Non potevo dimenticarlo, mi aveva dato speranza e mi aveva insegnato che avrei potuto essere e fare tutto nella vita, non limitarmi a quello che avevo ma creare nuovi orizzonti più lontani.
Non potevo non perdonarlo.
Non potevo pentirmi di averlo amato e di amarlo ancora.
Stavo piangendo anche io.
Avrei voluto abbracciarlo e dirgli che andava tutto bene.
Ma non potevo.
Per un attimo non sentii più la terra sotto i piedi.
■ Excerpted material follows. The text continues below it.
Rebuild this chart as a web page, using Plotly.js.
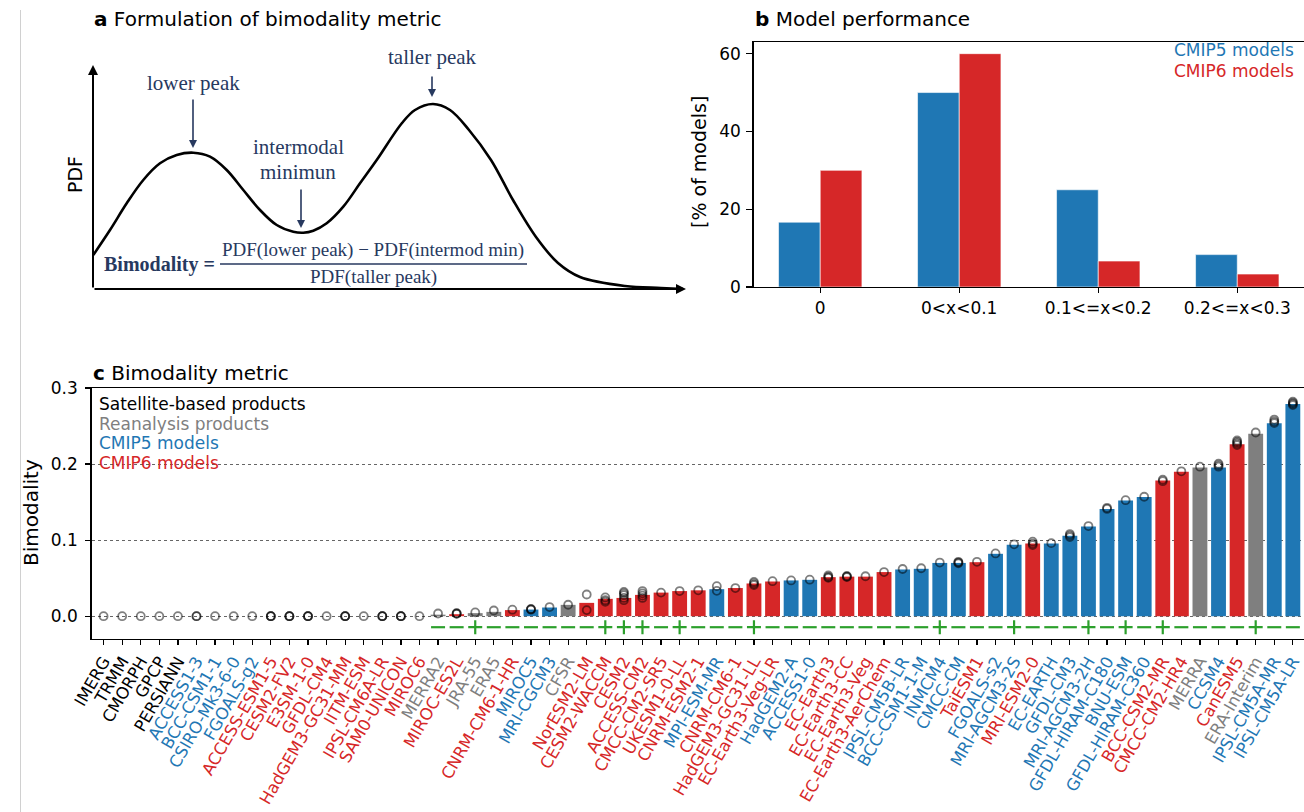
<!DOCTYPE html>
<html>
<head>
<meta charset="utf-8">
<script src="https://cdn.plot.ly/plotly-3.0.1.min.js"></script>
<style>html,body{margin:0;padding:0;background:#fff;}#chart{width:1304px;height:812px;}</style>
</head>
<body>
<div id="chart"></div>
<script>
// ---------- Panel c data ----------
const categories = ["IMERG","TRMM","CMORPH","GPCP","PERSIANN","ACCESS1-3","BCC-CSM1-1","CSIRO-Mk3-6-0","FGOALS-g2",
  "ACCESS-ESM1-5","CESM2-FV2","E3SM-1-0","GFDL-CM4","HadGEM3-GC31-MM","IITM-ESM","IPSL-CM6A-LR","SAM0-UNICON","MIROC6",
  "MERRA2","MIROC-ES2L","JRA-55","ERA5","CNRM-CM6-1-HR","MIROC5","MRI-CGCM3","CFSR","NorESM2-LM","CESM2-WACCM","CESM2",
  "ACCESS-CM2","CMCC-CM2-SR5","UKESM1-0-LL","CNRM-ESM2-1","MPI-ESM-MR","CNRM-CM6-1","HadGEM3-GC31-LL","EC-Earth3-Veg-LR",
  "HadGEM2-A","ACCESS1-0","EC-Earth3","EC-Earth3-CC","EC-Earth3-Veg","EC-Earth3-AerChem","IPSL-CM5B-LR","BCC-CSM1-1-M",
  "INMCM4","CMCC-CM","TaiESM1","FGOALS-s2","MRI-AGCM3-2S","MRI-ESM2-0","EC-EARTH","GFDL-CM3","MRI-AGCM3-2H",
  "GFDL-HIRAM-C180","BNU-ESM","GFDL-HIRAM-C360","BCC-CSM2-MR","CMCC-CM2-HR4","MERRA","CCSM4","CanESM5","ERA-Interim",
  "IPSL-CM5A-MR","IPSL-CM5A-LR"];
const groups = ["sat","sat","sat","sat","sat","c5","c5","c5","c5",
  "c6","c6","c6","c6","c6","c6","c6","c6","c6",
  "rea","c6","rea","rea","c6","c5","c5","rea","c6","c6","c6",
  "c6","c6","c6","c6","c5","c6","c6","c6",
  "c5","c5","c6","c6","c6","c6","c5","c5",
  "c5","c5","c6","c5","c5","c6","c5","c5","c5",
  "c5","c5","c5","c6","c6","rea","c5","c6","rea",
  "c5","c5"];
const bimodality = [0,0,0,0,0,0,0,0,0,
  0,0,0,0,0,0,0,0,0,
  0.002,0.0026,0.004,0.0057,0.008,0.0087,0.0114,0.0149,0.0175,0.0228,0.024,
  0.028,0.031,0.033,0.034,0.0355,0.037,0.043,0.0456,
  0.047,0.0478,0.0513,0.052,0.052,0.058,0.0614,0.0623,
  0.070,0.070,0.071,0.082,0.094,0.0956,0.0956,0.1057,0.118,
  0.141,0.152,0.1566,0.1785,0.190,0.1956,0.1956,0.226,0.240,
  0.2535,0.279];
const memberValues = [[0],[0],[0],[0],[0],[0,0],[0],[0],[0],
  [0,0,0],[0,0,0],[0,0,0],[0],[0,0,0],[0],[0,0,0],[0,0,0],[0],
  [0.0035],[0.003,0.0035,0.004],[0.005],[0.0075],[0.0085],[0.0085,0.009,0.0095],[0.012],[0.015],[0.0285,0.008],[0.0246,0.021,0.019],[0.032,0.030,0.0276,0.024,0.021],
  [0.033,0.030,0.027,0.024],[0.031],[0.033],[0.034],[0.0395,0.0333],[0.037],[0.045,0.043,0.041],[0.046],
  [0.047],[0.048],[0.0535,0.0515,0.0505],[0.053,0.052,0.0515],[0.0525],[0.058],[0.062],[0.063],
  [0.0705],[0.0715,0.0705,0.0695],[0.0715],[0.0825],[0.0945],[0.098,0.0955,0.0935],[0.096],[0.108,0.106,0.104],[0.1185],
  [0.1425,0.141],[0.1525],[0.157],[0.1795,0.1775],[0.1905],[0.1965],[0.2005,0.1985,0.1965],[0.231,0.229,0.227,0.225],[0.2415],
  [0.2585,0.256,0.254],[0.282,0.2805,0.279,0.2775]];
const signs = ["","","","","","","","","","","","","","","","","","",
  "-","-","+","-","-","-","-","-","-","+","+",
  "+","-","+","-","-","-","+","-",
  "-","-","-","-","-","-","-","-",
  "+","-","-","-","+","-","-","-","+",
  "-","+","-","+","-","-","-","-","+",
  "-","-"];
const groupColors = {sat:"#000000", rea:"#7f7f7f", c5:"#1f77b4", c6:"#d62728"};
const groupNames = ["Satellite-based products","Reanalysis products","CMIP5 models","CMIP6 models"];
const groupKeys = ["sat","rea","c5","c6"];

// ---------- Panel b data ----------
const perfBins = ["0","0<x<0.1","0.1<=x<0.2","0.2<=x<0.3"];
const cmip5Pct = [16.67, 50, 25, 8.33];
const cmip6Pct = [30, 60, 6.67, 3.33];

// ---------- Panel a schematic curve (arbitrary units) ----------
const curveX = [0.3,17,33.7,50.3,67,83.7,100.3,117,133.7,150.3,167,183.7,200.3,210.3,220.3,233.7,250.3,267,283.7,309,322,340,357,376,398,420,443,465,487,532,568,590];
const curveY = [34,59,85.7,109,125.7,134,136.3,132.3,119,99,79,64,57.3,56.3,58.3,65.7,82.3,105.7,129,166,179,185,179,159,129,89,52,26,12,3,1,0];

const W = 1304, H = 812;
const px = v => v / W;
const py = v => 1 - v / H;
const navy = "#27395f";
const green = "#2ca02c";
const signLevel = -0.0145;

// traces
const barColors = groups.map(g => groupColors[g]);
const barTrace = {type:"bar", x:categories, y:bimodality, xaxis:"x", yaxis:"y",
  marker:{color:barColors, line:{width:0}}, width:0.8, hoverinfo:"x+y"};

const cx = [], cy = [];
memberValues.forEach((arr, i) => arr.forEach(v => { cx.push(categories[i]); cy.push(v); }));
const circleTrace = {type:"scatter", mode:"markers", x:cx, y:cy, xaxis:"x", yaxis:"y",
  marker:{symbol:"circle-open", size:8, color:"rgba(0,0,0,0.5)", line:{width:1.8, color:"rgba(0,0,0,0.5)"}}, cliponaxis:false};

const sx = [], sy = [], ss = [];
signs.forEach((s, i) => { if (s) { sx.push(categories[i]); sy.push(signLevel); ss.push(s === "+" ? "cross-thin-open" : "line-ew-open"); } });
const signTrace = {type:"scatter", mode:"markers", x:sx, y:sy, xaxis:"x", yaxis:"y",
  marker:{symbol:ss, size:10, color:green, line:{width:2.2, color:green}}};

const b5 = {type:"bar", x:perfBins, y:cmip5Pct, xaxis:"x2", yaxis:"y2", marker:{color:"#1f77b4", line:{width:0.6,color:"#ffffff"}}, width:0.3, offset:-0.3, name:"CMIP5 models"};
const b6 = {type:"bar", x:perfBins, y:cmip6Pct, xaxis:"x2", yaxis:"y2", marker:{color:"#d62728", line:{width:0.6,color:"#ffffff"}}, width:0.3, offset:0, name:"CMIP6 models"};

const curveTrace = {type:"scatter", mode:"lines", x:curveX, y:curveY, xaxis:"x3", yaxis:"y3",
  line:{color:"#000", width:2.6, shape:"spline", smoothing:1}, hoverinfo:"skip", cliponaxis:false};

const tickText = categories.map((c, i) => `<span style="color:${groupColors[groups[i]]}">${c}</span>`);

const annotations = [
  // panel titles
  {xref:"paper", yref:"paper", x:px(92), y:py(19), xanchor:"left", yanchor:"middle", showarrow:false,
   text:"<b>a</b> Formulation of bimodality metric", font:{size:20}},
  {xref:"paper", yref:"paper", x:px(753), y:py(19), xanchor:"left", yanchor:"middle", showarrow:false,
   text:"<b>b</b> Model performance", font:{size:20}},
  {xref:"paper", yref:"paper", x:px(91), y:py(373), xanchor:"left", yanchor:"middle", showarrow:false,
   text:"<b>c</b> Bimodality metric", font:{size:20}},
  // axis titles
  {xref:"paper", yref:"paper", x:px(31), y:py(513), xanchor:"center", yanchor:"middle", showarrow:false,
   text:"Bimodality", textangle:-90, font:{size:20}},
  {xref:"paper", yref:"paper", x:px(699), y:py(162), xanchor:"center", yanchor:"middle", showarrow:false,
   text:"[% of models]", textangle:-90, font:{size:19}},
  {xref:"paper", yref:"paper", x:px(75), y:py(175), xanchor:"center", yanchor:"middle", showarrow:false,
   text:"PDF", textangle:-90, font:{size:19}},
  // panel b legend
  {xref:"paper", yref:"paper", x:px(1296), y:py(50), xanchor:"right", yanchor:"middle", showarrow:false,
   text:"CMIP5 models", font:{size:17, color:"#1f77b4"}},
  {xref:"paper", yref:"paper", x:px(1296), y:py(71), xanchor:"right", yanchor:"middle", showarrow:false,
   text:"CMIP6 models", font:{size:17, color:"#d62728"}},
];
// panel c legend
groupNames.forEach((n, i) => annotations.push({xref:"paper", yref:"paper", x:px(97), y:py(404 + i*19.7),
  xanchor:"left", yanchor:"middle", showarrow:false, text:n, font:{size:17, color:groupColors[groupKeys[i]]}}));

// panel a schematic labels & arrows
const serif = "Liberation Serif, Times New Roman, serif";
annotations.push(
  {xref:"x3", yref:"y3", x:100, y:206, showarrow:false, text:"lower peak", font:{family:serif, size:21, color:navy}},
  {xref:"x3", yref:"y3", x:339, y:232, showarrow:false, text:"taller peak", font:{family:serif, size:21, color:navy}},
  {xref:"x3", yref:"y3", x:205, y:142, showarrow:false, text:"intermodal", font:{family:serif, size:21, color:navy}},
  {xref:"x3", yref:"y3", x:205, y:117, showarrow:false, text:"minimun", font:{family:serif, size:21, color:navy}},
  {xref:"x3", yref:"y3", x:100, y:141, ax:100, ay:191, axref:"x3", ayref:"y3", text:"", showarrow:true,
   arrowhead:2, arrowsize:1, arrowwidth:1.6, arrowcolor:navy, standoff:0},
  {xref:"x3", yref:"y3", x:208, y:61, ax:208, ay:101, axref:"x3", ayref:"y3", text:"", showarrow:true,
   arrowhead:2, arrowsize:1, arrowwidth:1.6, arrowcolor:navy, standoff:0},
  {xref:"x3", yref:"y3", x:339, y:192, ax:339, ay:214, axref:"x3", ayref:"y3", text:"", showarrow:true,
   arrowhead:2, arrowsize:1, arrowwidth:1.6, arrowcolor:navy, standoff:0},
  {xref:"x3", yref:"y3", x:66, y:25, showarrow:false, text:"<b>Bimodality =</b>", font:{family:serif, size:20, color:navy}},
  {xref:"x3", yref:"y3", x:280, y:39, showarrow:false, text:"PDF(lower peak) \u2212 PDF(intermod min)", font:{family:serif, size:19, color:navy}},
  {xref:"x3", yref:"y3", x:280, y:12, showarrow:false, text:"PDF(taller peak)", font:{family:serif, size:19, color:navy}},
  // axis arrows
  {xref:"x3", yref:"y3", x:0, y:224, ax:0, ay:0, axref:"x3", ayref:"y3", text:"", showarrow:true,
   arrowhead:2, arrowsize:1, arrowwidth:2, arrowcolor:"#000", standoff:0},
  {xref:"x3", yref:"y3", x:593, y:0, ax:0, ay:0, axref:"x3", ayref:"y3", text:"", showarrow:true,
   arrowhead:2, arrowsize:1, arrowwidth:2, arrowcolor:"#000", standoff:0}
);

const shapes = [
  {type:"line", xref:"x3", yref:"y3", x0:127, x1:434, y0:25, y1:25, line:{color:navy, width:1.6}},
  {type:"line", xref:"paper", yref:"paper", x0:px(20.5), x1:px(20.5), y0:py(10), y1:0, line:{color:"#d0d0d0", width:1}}
];

const axisCommon = {showline:true, linecolor:"#000", linewidth:1.3, mirror:true, ticks:"outside", ticklen:5,
  tickwidth:1.2, tickcolor:"#000", showgrid:false, zeroline:false, tickfont:{size:17, color:"#000"}};

const layout = {
  width:W, height:H, margin:{l:0, r:0, t:0, b:0}, paper_bgcolor:"#fff", plot_bgcolor:"rgba(0,0,0,0)",
  showlegend:false, barmode:"overlay", font:{family:"DejaVu Sans", size:17, color:"#000"},
  xaxis: Object.assign({}, axisCommon, {domain:[px(91.5), 1], anchor:"y", type:"category", range:[-0.65, 64.6],
    tickmode:"array", tickvals:categories, ticktext:tickText, tickangle:-60, automargin:false, tickfont:{size:16.5}}),
  yaxis: Object.assign({}, axisCommon, {domain:[py(639), py(388)], anchor:"x", range:[-0.03, 0.3],
    tickmode:"array", tickvals:[0, 0.1, 0.2, 0.3], ticktext:["0.0","0.1","0.2","0.3"], ticklabelstandoff:4,
    showgrid:true, gridcolor:"#555", griddash:"dot", gridwidth:0.9, automargin:false}),
  xaxis2: Object.assign({}, axisCommon, {domain:[px(753.5), 1], anchor:"y2", type:"category", range:[-0.48, 3.48], automargin:false}),
  yaxis2: Object.assign({}, axisCommon, {domain:[py(287), py(42)], anchor:"x2", range:[0, 63],
    tickmode:"array", tickvals:[0, 20, 40, 60], ticklen:6, ticklabelstandoff:2, automargin:false}),
  xaxis3: {domain:[px(93), px(685)], anchor:"y3", range:[0, 592], visible:false, fixedrange:true},
  yaxis3: {domain:[py(289), py(40)], anchor:"x3", range:[0, 249], visible:false, fixedrange:true},
  annotations: annotations,
  shapes: shapes
};

Plotly.newPlot("chart", [barTrace, circleTrace, signTrace, b5, b6, curveTrace], layout, {staticPlot:true, displayModeBar:false});
</script>
</body>
</html>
Cosa stava succedendo? Poi capii.
Ero pronta.
Non riuscivo a vedermi così, a vedere tutta quella gente guardarmi in quel modo: come se mi sarei potuta svegliare da un momento all'altro e tutto sarebbe tornato come prima.
"Niente sarà più come prima.
Lascerò tutto.
Il mio dolore finirà e presto anche il loro." Pensai.
"Ti amo" sussurrai a Tobias che usciva dalla porta.
Poi sentii solo un fastidioso rumorino continuo.
Lui si voltò.
Era troppo tardi per chiedere scusa, per dire qualsiasi cosa.
Il tempo era finito.
È difficile da spiegare, ma ad un certo punto senti che non hai più uno scopo, una motivazione, e ti lasci andare. Fa male, è difficile, ma in cuor tuo senti sempre di aver finito.
Come il sole che tramonta, lascia spazio alla luna. E finisce tutto.